Emily West is a self-described fan of awkward situations. That includes pulling up to music industry meetings in an old Buick that could only be started with a screwdriver; writing a country song about recycling; furiously downing free grapes at the supermarket as a struggling songwriter; and performing her new single, “Rocks in Your Shoes,” in front of radio programmers who’ve heard it all.
“I love any type of thing I’ll have to rise above,” says West, who has slogged it out in Nashville for eight years — four of them after getting a record deal with Capitol.
West was 18 when she moved from her Iowa home to Nashville, where she earned a publishing deal with Warner/Chappell in hopes of getting signed to a label as a singer/songwriter. It took her several years to grow as a writer and find her voice. “I tried to become Bonnie Raitt, and the next month I would be Linda Ronstadt,” says West.
But when she started “writing stuff that was real and looking inside my journal, that’s when it got better.” West’s songs have a confessional, personal touch. Soaring ballad “Pretty Girl” is about the unseen insecurities of a, well, pretty girl. But it’s her crackling uptempo numbers, like “Rocks in Your Shoes,” that have gotten radio’s attention.
What she discovered after getting signed was that it took time, as a new name, to get publishers to pitch their best material.
“You need some killer songs,” says West. “Otherwise it’s not worth it… ‘Rocks in Your Shoes’ was written about that. All these people that were being signed, they had records out and I had to watch them on CMT. And I’d be eating from an unpaid sack of grapes at Kroger’s.”
Despite a subsequent publishing deal with BMG expiring as her project awaited completion, West’s wait may finally be over. “Rocks in Your Shoes” rises to No. 44 this week on Billboard’s Hot Country Songs chart. Her yet-untitled debut album, produced by Jeremy Stover and Mark Bright, is due this fall.
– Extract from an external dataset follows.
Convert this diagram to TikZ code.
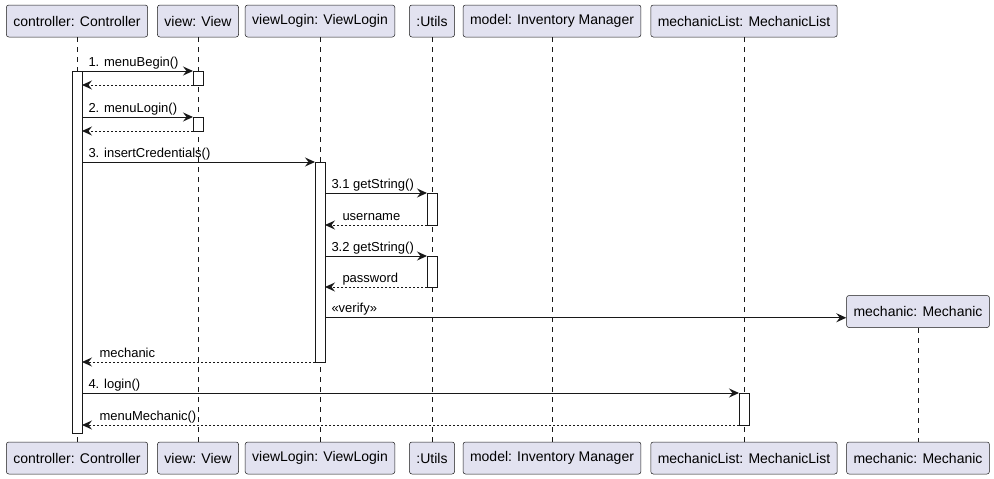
\documentclass[tikz,border=0pt]{standalone}
\usepackage{fontspec}
\setmainfont{Liberation Sans}
\usetikzlibrary{arrows.meta}
\definecolor{boxfill}{HTML}{E2E2F0}
\definecolor{linec}{HTML}{181818}
\tikzset{
  part/.style={draw=linec, line width=0.5pt, fill=boxfill, rounded corners=2.5pt,
    minimum height=32pt, inner xsep=7pt, font=\fontsize{14}{16}\selectfont},
  life/.style={draw=linec, line width=0.5pt, dash pattern=on 5pt off 5pt},
  act/.style={draw=linec, line width=1pt, fill=white, minimum width=10pt,
    inner sep=0pt, outer sep=0pt},
  call/.style={draw=linec, line width=1pt, -{Stealth[length=10pt,width=9pt,inset=3.5pt]}},
  reply/.style={call, dash pattern=on 2pt off 2pt},
  msglbl/.style={anchor=base west, yshift=5pt, xshift=6pt, inner sep=0pt,
    font=\fontsize{13}{15}\selectfont},
  retlbl/.style={msglbl, xshift=11pt}
}
\begin{document}
\begin{tikzpicture}[x=1pt, y=-1pt]
      \useasboundingbox (0,0) rectangle (994,479);
      \draw
        (77,21) node[part] (ctrl){controller: Controller}
        (198,21) node[part] (view){view: View}
        (320,21) node[part] (vlogin){viewLogin: ViewLogin}
        (432,21) node[part] (utils){:Utils}
        (552,21) node[part] (model){model: Inventory Manager}
        (744,21) node[part] (mlist){mechanicList: MechanicList}
        (918,311.5) node[part] (mech){mechanic: Mechanic};
      \draw
        (77,458) node[part] (ctrlB){controller: Controller}
        (198,458) node[part] (viewB){view: View}
        (320,458) node[part] (vloginB){viewLogin: ViewLogin}
        (432,458) node[part] (utilsB){:Utils}
        (552,458) node[part] (modelB){model: Inventory Manager}
        (744,458) node[part] (mlistB){mechanicList: MechanicList}
        (918,458) node[part] (mechB){mechanic: Mechanic};
      \begin{scope}[life]
        \draw (ctrl) to (ctrlB);
        \draw (view) to (viewB);
        \draw (vlogin) to (vloginB);
        \draw (utils) to (utilsB);
        \draw (model) to (modelB);
        \draw (mlist) to (mlistB);
        \draw (mech) to (mechB);
      \end{scope}
      \node[act, minimum height=362pt] (ctrlA) at (77,252) {};
      \node[act, minimum height=14pt] (viewA1) at (198,78) {};
      \node[act, minimum height=14pt] (viewA2) at (198,124) {};
      \node[act, minimum height=200pt] (vloginA) at (320,262) {};
      \node[act, minimum height=32pt] (utilsA1) at (432,209) {};
      \node[act, minimum height=31pt] (utilsA2) at (432,271.5) {};
      \node[act, minimum height=32pt] (mlistA) at (744,409) {};
      \coordinate (verify) at ([yshift=10pt]mech.south west);
      \draw[call] (ctrlA.east |- viewA1.north) -- (viewA1.north west)
        node[pos=0, msglbl] {1. menuBegin()};
      \draw[reply] (viewA1.south west) -- (ctrlA.east |- viewA1.south west);
      \draw[call] (ctrlA.east |- viewA2.north) -- (viewA2.north west)
        node[pos=0, msglbl] {2. menuLogin()};
      \draw[reply] (viewA2.south west) -- (ctrlA.east |- viewA2.south west);
      \draw[call] (ctrlA.east |- vloginA.north) -- (vloginA.north west)
        node[pos=0, msglbl] {3. insertCredentials()};
      \draw[call] (vloginA.east |- utilsA1.north) -- (utilsA1.north west)
        node[pos=0, msglbl] {3.1 getString()};
      \draw[reply] (utilsA1.south west) -- (vloginA.east |- utilsA1.south west)
        node[pos=1, retlbl] {username};
      \draw[call] (vloginA.east |- utilsA2.north) -- (utilsA2.north west)
        node[pos=0, msglbl] {3.2 getString()};
      \draw[reply] (utilsA2.south west) -- (vloginA.east |- utilsA2.south west)
        node[pos=1, retlbl] {password};
      \draw[call] (vloginA.east |- verify) -- (verify)
        node[pos=0, msglbl] {«verify»};
      \draw[reply] (vloginA.south west) -- (ctrlA.east |- vloginA.south west)
        node[pos=1, retlbl] {mechanic};
      \draw[call] (ctrlA.east |- mlistA.north) -- (mlistA.north west)
        node[pos=0, msglbl] {4. login()};
      \draw[reply] (mlistA.south west) -- (ctrlA.east |- mlistA.south west)
        node[pos=1, retlbl] {menuMechanic()};
    \end{tikzpicture}
\end{document}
West has spent the last two months touring radio stations from coast to coast. Asked where her music falls in the pantheon of what one blogger called “sappy story songs and over-thunk musings” or poppy country music, West says that if she had not set out to “say something” from the get go, “I would’ve ended up with a sucky record.” Instead, she took things day by day, focusing on a specific story she wanted to tell. “Let’s write something that will stick to the wall,” she recalls thinking. “I want this noodle to be cooked.”